I wake up in the morning, the start of a new day. Unknown to me, at some time during the night, the day has changed. I have adapted to this change subconsciously – I knew this change was going to happen. Monday would turn into Tuesday and I at some level in my mind, I have accounted for my approach to this day. However, certain tasks during my day undergo a change. I find that there is no electricity in the morning – I will not have hot water for a bath. Oops! I have to change my system to brace for the cold water on a chilly morning in Bengaluru.
Leaving for work later, I find that the road near a traffic signal has been dug up for repairs. I have to change my route again to be able to reach the office. I have adapted to these little differences in my daily routine, sure. How could I adopt to bigger changes happening around me all the time? There are changes in the government. I don’t feel the effect of that change immediately, but surely, at some point in the future, maybe in a few months, years perhaps? My mind changes thoughts faster than I can speak them. I can not control my mind no more than I can control the Stock markets or the result of an India v/s Australia cricket match! So what is the big deal about this change anyway?
The longer I am ensconced in my daily routines, the harder it is for me to adapt to a new situation. It is no surprise to me that the Indian Under-17 cricket teams consistently do well, beating more established processes and systems in place in other countries. Adapting to a situation at hand comes naturally to people who are brought up in an environment where one is never sure about the availability of water and electricity at best. Throw in food scarcity to that mix and of course, handling a situation at the cricket ground in a sport is so much easier. Afghanistan has qualified for a major cricket tournament. Afghanistan! Has there been a more war torn country in the past 30 years in this world? The people there have adapted so well to changes around them that the challenges that a changed location that a cricket match is taking place in has little effect on their psyche.
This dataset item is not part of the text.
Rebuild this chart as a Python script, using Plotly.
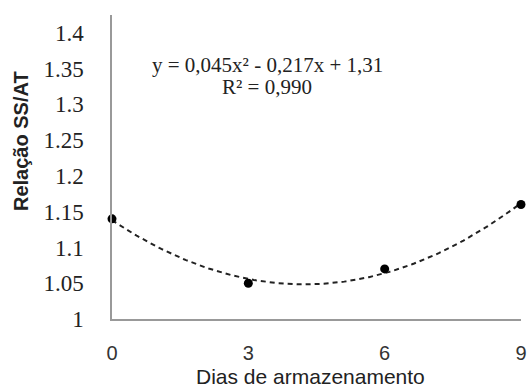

Change management is a topic in most Management courses around the world. Give me a person who have been through a war torn country, fled and emigrated to more peaceful nations and I will give you a man who will tackle any change head on. Fearing change is to belittle oneself. Surely, there is no way to predict the future, why then do we fear the unknown? The world is unknown – step out with the head held high – change is only for those who perceive it that way.